Overseas, the Frontier carries the Navara name, only the Navara underwent a revamp in 2014 that the North American model avoided. That model forms the basis of Mercedes-Benz’s X-Class. Interestingly, the upcoming Frontier will not swap to the platform underpinning the Navara. Instead, sources claim the new North American model will ride on with an updated version of its existing F-Alpha platform.
Money, as well as the third-gen Navara’s slightly smaller size, is clearly behind Nissan’s decision to refresh and re-use the current setup.
Sources claim the Frontier’s five-speed automatic will disappear in favour of a seven-speed unit, while the long-running 4.0-liter V6 gives way to a new V6 engine making around 300 horsepower. The current top-flight engine generates 261 horsepower and 281 lb-ft of torque — figures outclassed by the new Ford Ranger’s four-cylinder.
No word on the fate of the base 2.5-liter four-cylinder. Amid rapidly rising ATPs, Nissan will surely hope to replicate the current truck’s value proposition, and that means sourcing power from the parts bin for entry-level models.

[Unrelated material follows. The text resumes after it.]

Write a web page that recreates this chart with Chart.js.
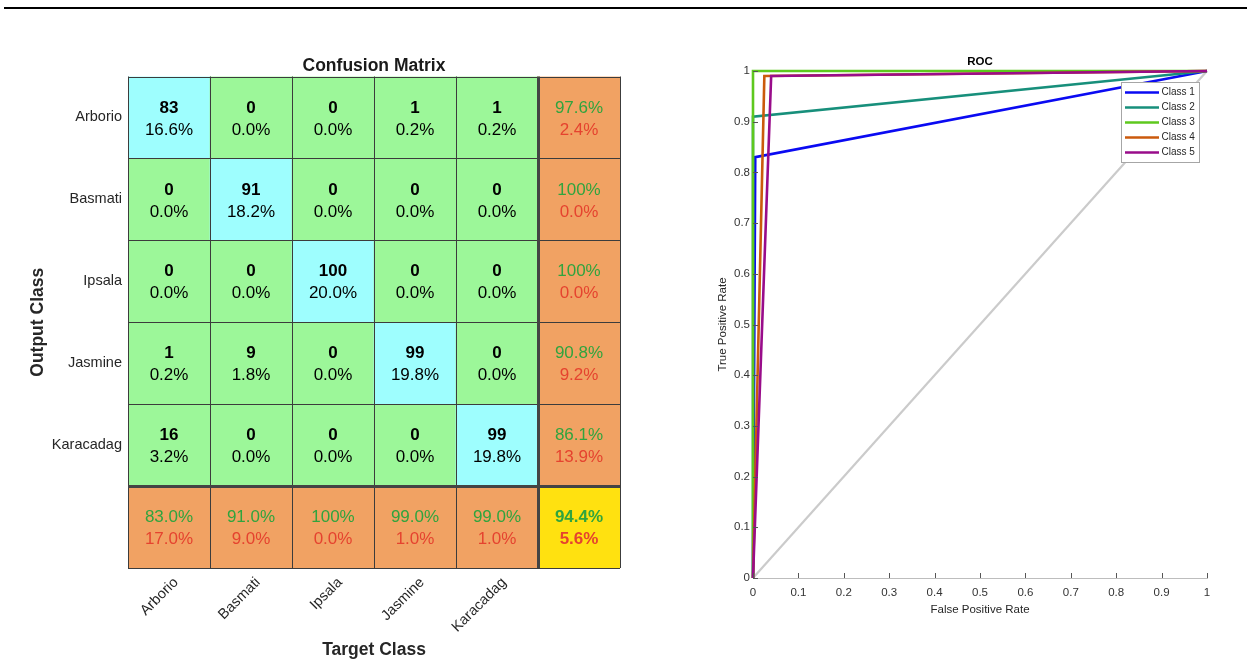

It’s a safe bet that the sub-$20k MSRP of the base Frontier will become a thing of the past once the new truck arrives.
The Frontier’s advanced age didn’t stop Americans from snapping up 79,646 of them last year — a 7.1 percent increase from the year before. J.D. Power’s Tyson Jominy points to incentive spending as a potential driver, however, and the Frontier certainly isn’t alone in that camp. The 16-percent increase in midsize pickup sales last year corresponded with a 55-percent increase in incentive spending, he told AN.
Perhaps someone turned off the money taps over at Nissan, as Frontier sales fell 11.4 percent over the first three months of 2019.